The Lithuanian parliament decided last month to set up a commission to
register people who have collaborated with the KGB.
RFE/RL's correspondent Ahto Lobjakas explores the Baltic experience of
"lustration," the exposure of the last vestiges of the former Soviet
security apparatus.
Dateline: Prague, 8 February 2000 (RFE/RL)
Overall, the Baltic experience of
coming to terms with their Communist collaborators stands in sharp
contrast to that of the rest of Eastern Europe.
Countries such as Poland, the Czech Republic, and Hungary had their own
indigenous secret services. The post-communist governments of those
countries set up procedures to make the files available to the public.
The Baltic countries, on the other hand, were Soviet republics, and fell
within the jurisdiction of the KGB. As the Soviet Union began to
disintegrate and the
KGB withdrew, it took with it a large part of the Estonian, Latvian and,
to a lesser extent, Lithuanian secret files.
Since the Baltic countries had no access to the bulk of the KGB records,
they have had to seek out collaborators. To get a clearer picture of the
extent of the penetration of their societies by the KGB, Estonia and
Lithuania have at different times passed laws requiring collaborators to
come forward and register themselves.
Starting from last week, ( Feb. 1 ), all Lithuanian citizens who have
collaborated with the KGB have six months to report to a special
commission. RFE/RL spoke with Lithuania's deputy minister of justice,
Gintaras Svadas, who explained how the process will work:
"Those citizens who took part in the secret activities of the KGB are
required to, as it were, to use any means to inform the commission of
that fact. After that they will have to visit the Committee of National
Security of the Republic of Lithuania, where they will fill out a
special form providing details of their collaboration with the KGB."
Svadas said that the identities of those who come forward would not be
revealed. But collaborators who do not come forward within six months
risk having their names disclosed to the public. Some of their
identities are known to the authorities from salvaged KGB files, while
others may be implicated by other collaborators.
Dalia Kuodite, the director of Lithuania's Genocide and Resistance
Research Center -- which has members on the commission -- says the law
will be important means of setting the historical record straight.
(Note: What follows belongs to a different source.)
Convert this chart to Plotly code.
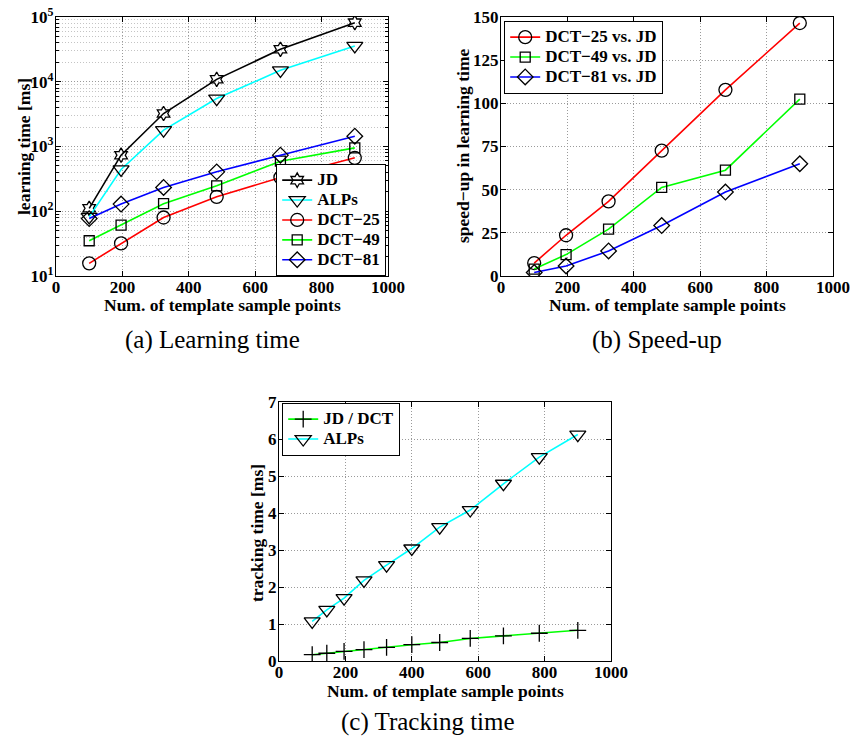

But
she says that, from a practical point of view, the law may come too late
either to limit the effect of collaborators on society or to punish
them.
Last November, the Lithuanian parliament adopted a law banning former
KGB operatives from certain government positions. The new law on
collaborators is expected to help monitor compliance with that ban.
RFE/RL's Lithuanian Service director, Kestutis Girnius, says Lithuania
took so long to address the role of collaborators because, after
independence, the Communist Party transformed itself into a major force
in the country. The often-dominant role of the communist party in the
1990s has hindered the process of lustration.
In contrast to Lithuania's Communists, Estonia's local Communist Party
had been widely seen as an agent of russification.
When the country regained independence in 1991, the party found itself
out of favor, and Estonia swiftly passed a law banning former KGB
operatives from high office. Alone among the Baltic States, Estonia
requires anyone seeking such office to take an "oath of conscience,"
declaring that they did not collaborate with the KGB. The ban expires in
2002.
Lithuania's new law on collaborators follows the example set by Estonia
five years ago. In 1995, Estonia passed a law requiring people who
collaborated with the security services of any occupying power to
register themselves with the security police within a year. The
information gleaned from collaborators was treated as confidential, and
those who did not comply faced being "ousted."
Our correspondent spoke with Mart Nutt, a member of the Estonian
parliament who serves on the constitutional committee. In Nutt's
assessment, the Estonian effort was a success, resulting in hundreds of
confessions. He says the authorities expected no great breakthrough or
catharsis of society as a whole. Instead, Nutt says, the most important
thing was to provide collaborators with a means of putting the past
behind them.
"The importance of [the measure] should not be over-estimated. It took
place, but since it was not backed up by any threat of real sanctions,
it cannot be compared, for example, to the de-Nazification of Germany
after World War Two. The law was aimed at buttressing the moral values
of individuals and, as such, it had some positive results."
Similar to Estonia and Lithuania, Latvia bans former agents of the KGB
from the parliament and government. But Indulis
Zalite, head of an institute that documents the Soviet past, told RFE/RL
that Latvia lacks the political consensus to pass a law requiring
registration of former collaborators.